Rep. Tim Ryan (D-OH) made a show on November 18 of speaking out against the Democratic plan to return State and Local Tax (SALT) deductions to the federal tax code as part of the massive “Build Back Better” budget reconciliation spending bill. Reinstating the SALT deductions works to provide a sizable tax break to the highest-earning taxpayers in high-tax blue states.
Ryan took the opportunity to portray himself as a champion of ordinary Americans when he called the proposal “bullshit to even think about.” The next day, he changed his mind when he cast a “yes” vote for the bill and its SALT deduction tax breaks.

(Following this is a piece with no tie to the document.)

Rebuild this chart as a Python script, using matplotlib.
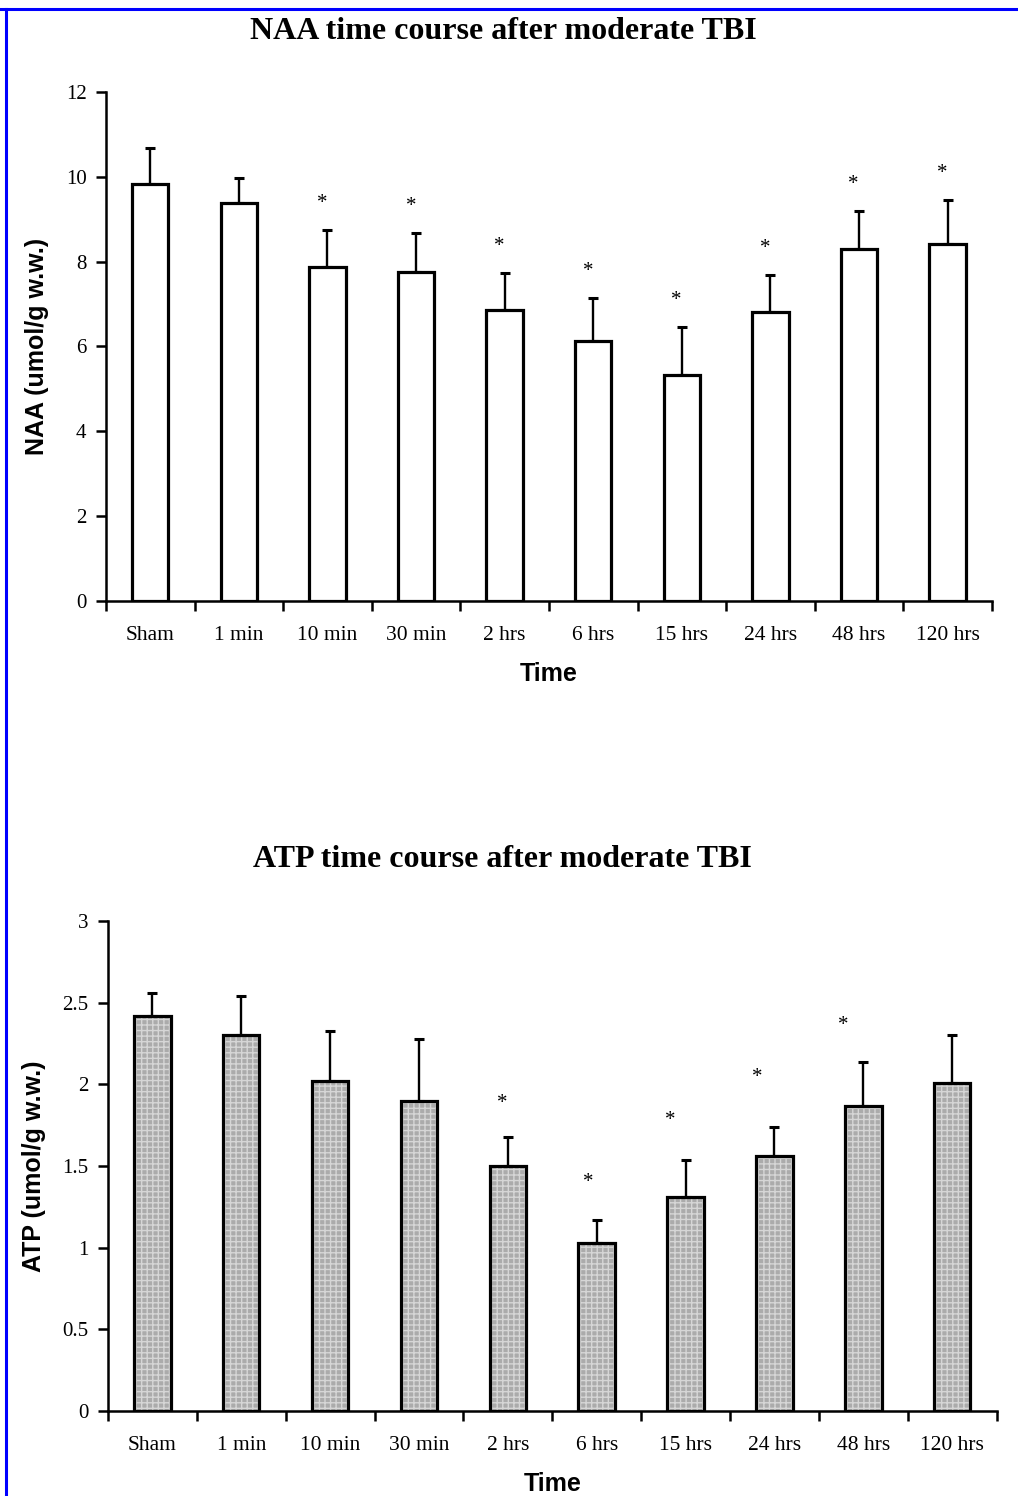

He is running for the Ohio Senate seat left open by Republican Rob Portman’s retirement next year. His flip-flop on the SALT deduction may cause him some discomfort with blue-collar Ohio voters. He began his Senate campaign by promising to “fight like hell” for working Ohioans. He described his first Senate political tour as a “Workers First” campaign to change an “economy that isn’t working for working people.”
Ryan’s vote to bring back the SALT deductions would provide a $60,000 tax break for households earning more than $1 million annually.
Republican National Committee spokesperson Dan Lusheck described the budget reconciliation spending bill as “Build Back Broke” and said it is “a slap in the face” for Ohio families facing inflation and economic uncertainty.
After the vote, Ryan defended his action by claiming the bill would “cut taxes for working families.” The Tax Policy Center issued a nonpartisan report indicating the bill would raise taxes for around 30 percent of middle-class taxpayers. Meanwhile, the SALT deduction will provide essentially no benefit for households earning less than $100,000 per year.
Unlike Ryan, some Democrats found the SALT deductions to be a deal-breaker. Rep. Jared Golden (D-ME) said that the “SALT giveaway” is larger than the bill’s child care or senior care spending provisions. He added that the bill would give a millionaire “nearly 20 times more money” than a low-income family would receive through the Child Tax Credit.
Following Portman’s retirement announcement, a large field of contenders from both parties has jumped into the race for the Senate seat opening up next year. Republicans J.D. Vance, Matt Dolan, Josh Mandel, and Jane Timken are all fighting to make it into the general election next November.